No. Ext4 doesn't do data journaling by default. Even when enabled, what's written to the journal is blank data that's about to be written, not the current file's contents.
1) write to journal "I'm going to overwrite this file with this data (zeros)"
2) commit journal
3) write data to file
This is typical for journaling filesystems-- step 3 can be interrupted by a crash and replayed later (by re-reading the journal).
For filesystems with CoW data (ZFS, btrfs), the in-place data will probably not be overwritten.
Before evaluating the claims myself: The shred manual specifically claims that it is "not guaranteed to be effective" on "log-structured or journaled file systems", and specifically calls out ext3 in data=journal mode.
I would assume that the concern with ext3/4 in data=journal mode is that shred does not guarantee that the records of previous writes are evicted from the journal.
In data=journal mode, data to be written is first written into the journal. Only after the journal is flushed it will be written out to the correct location. Therefore, a crash at any time is fixed by replaying the journal forwards.
Note that the ext3/4 journal is a redo log, not an undo log. Old file contents are not copied into the journal on a write.
Thus, I don't see why shred should be less effective in data=journal mode compared to the other journaling modes.
CoW file systems are a different story. They don't allow you to overwrite physical file contents. You have to set the +C (FL_NOCOW) flag, which is, by principle, only effective for a file that does not have any contents yet. Thus, you can't set +C on an existing file and overwrite it's contents.
> Thus, I don't see why shred should be less effective in data=journal mode compared to the other journaling modes.
Because with data=journal, content that was previously written to a file (and made its way through the journal) might still be in there if the journal has not been replayed or garbage-collected in a while.
That's a good point I overlooked. Although the journal is not that big (<1 GB); so doing some extra I/O after the shred should get rid of that. When the original contents are older, then it's rather unlikely they're still in the journal.
There is no reason for blocks that have been fully rewritten to be written back to the same location.
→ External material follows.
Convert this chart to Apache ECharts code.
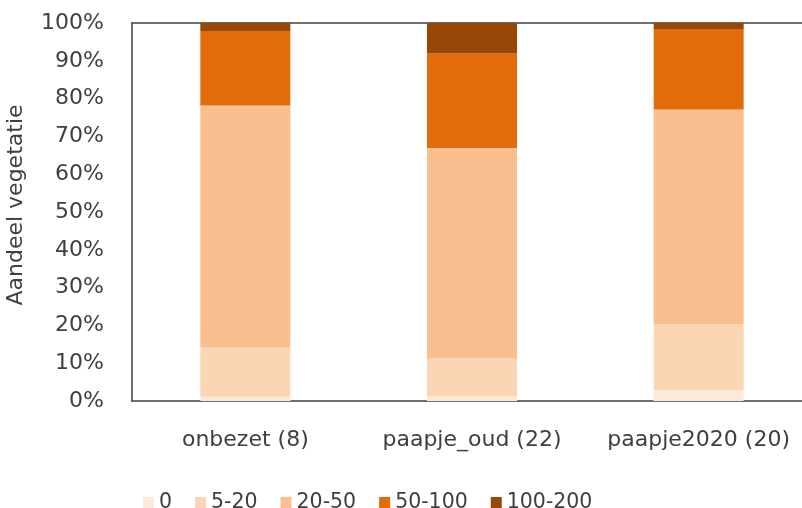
<!DOCTYPE html>
<html>
<head>
<meta charset="utf-8">
<script src="https://cdn.jsdelivr.net/npm/echarts@6/dist/echarts.min.js"></script>
<style>
  html, body { margin: 0; padding: 0; background: #fff; }
  #chart { width: 802px; height: 508px; }
</style>
</head>
<body>
<div id="chart"></div>
<script>
// Share of vegetation per cover class (%), per territory group
const categories = ['onbezet (8)', 'paapje_oud (22)', 'paapje2020 (20)'];
const classNames = ['0', '5-20', '20-50', '50-100', '100-200'];
const share0      = [1.1, 1.2, 2.9];
const share5_20   = [13.2, 10.2, 17.5];
const share20_50  = [63.9, 55.5, 56.7];
const share50_100 = [19.7, 25.0, 21.3];
const share100_200 = [2.1, 8.1, 1.6];
const yTicks = [0, 10, 20, 30, 40, 50, 60, 70, 80, 90, 100];

const seriesValues = [share0, share5_20, share20_50, share50_100, share100_200];
const colors = ['#FDE9D9', '#FCD5B4', '#FABF8F', '#E26B0A', '#974706'];

const FONT = 'DejaVu Sans';
const TEXT = '#404040';
const SIZE = 22;
const frameLine = { show: true, lineStyle: { color: '#404040', width: 1.5 } };

const chart = echarts.init(document.getElementById('chart'), null, { renderer: 'canvas' });

chart.setOption({
  animation: false,
  textStyle: { fontFamily: FONT, color: TEXT },
  grid: {
    left: 132, top: 23, right: -10, bottom: 107,
    show: false,
    containLabel: false,
    outerBoundsMode: 'none'
  },
  legend: {
    data: classNames,
    left: 138, top: 487,
    icon: 'rect', itemWidth: 11, itemHeight: 11, itemGap: 23,
    textStyle: { fontFamily: FONT, fontSize: 20.5, color: TEXT }
  },
  xAxis: [{
    type: 'category',
    data: categories,
    axisLine: frameLine,
    axisTick: { show: false },
    axisLabel: { fontFamily: FONT, fontSize: SIZE, color: TEXT, margin: 28, interval: 0, hideOverlap: false }
  }, {
    // top edge of the plot frame
    type: 'category',
    position: 'top',
    data: categories,
    axisLine: frameLine,
    axisTick: { show: false },
    axisLabel: { show: false }
  }],
  yAxis: {
    type: 'value',
    min: yTicks[0], max: yTicks[yTicks.length - 1], interval: 10,
    name: 'Aandeel vegetatie',
    nameLocation: 'middle',
    nameGap: 105,
    nameTextStyle: { fontFamily: FONT, fontSize: SIZE, color: TEXT, padding: [0, 0, 0, 14] },
    axisLine: frameLine,
    axisTick: { show: false },
    splitLine: { show: false },
    axisLabel: { fontFamily: FONT, fontSize: SIZE, color: TEXT, margin: 28, formatter: '{value}%' }
  },
  series: classNames.map((name, i) => ({
    name: name,
    type: 'bar',
    stack: 'total',
    barWidth: 90,
    itemStyle: { color: colors[i] },
    data: seriesValues[i]
  }))
});
</script>
</body>
</html>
In fact, it is faster to write them somewhere convenient near the write head and update the indirect block. So even though only the meta data goes through the log, block locations can change.
I don't know that I'd say there's no reason at all.
For one thing, if you have a contiguous file and you update some (but not all) bytes, putting them back in the original location allows the file to stay contiguous.
Also, if you write the data back into the original location, you don't have to update metadata such as inodes. Now, you may say that's less data, but on a spinning disc, there is some threshold below which the amount of data written doesn't matter much at all and it's the number of seeks that matters more. That is, if it's a choice between a single 50k continuous write or two separate 1k writes in different locations, the single write is probably quicker. (But this falls apart eventually of course.)
Whether these reasons are enough to prefer updating in place is another question, of course. But it's not like there isn't any benefit at all.
For filesystems with CoW data (ZFS, btrfs), the in-place data will probably not be overwritten.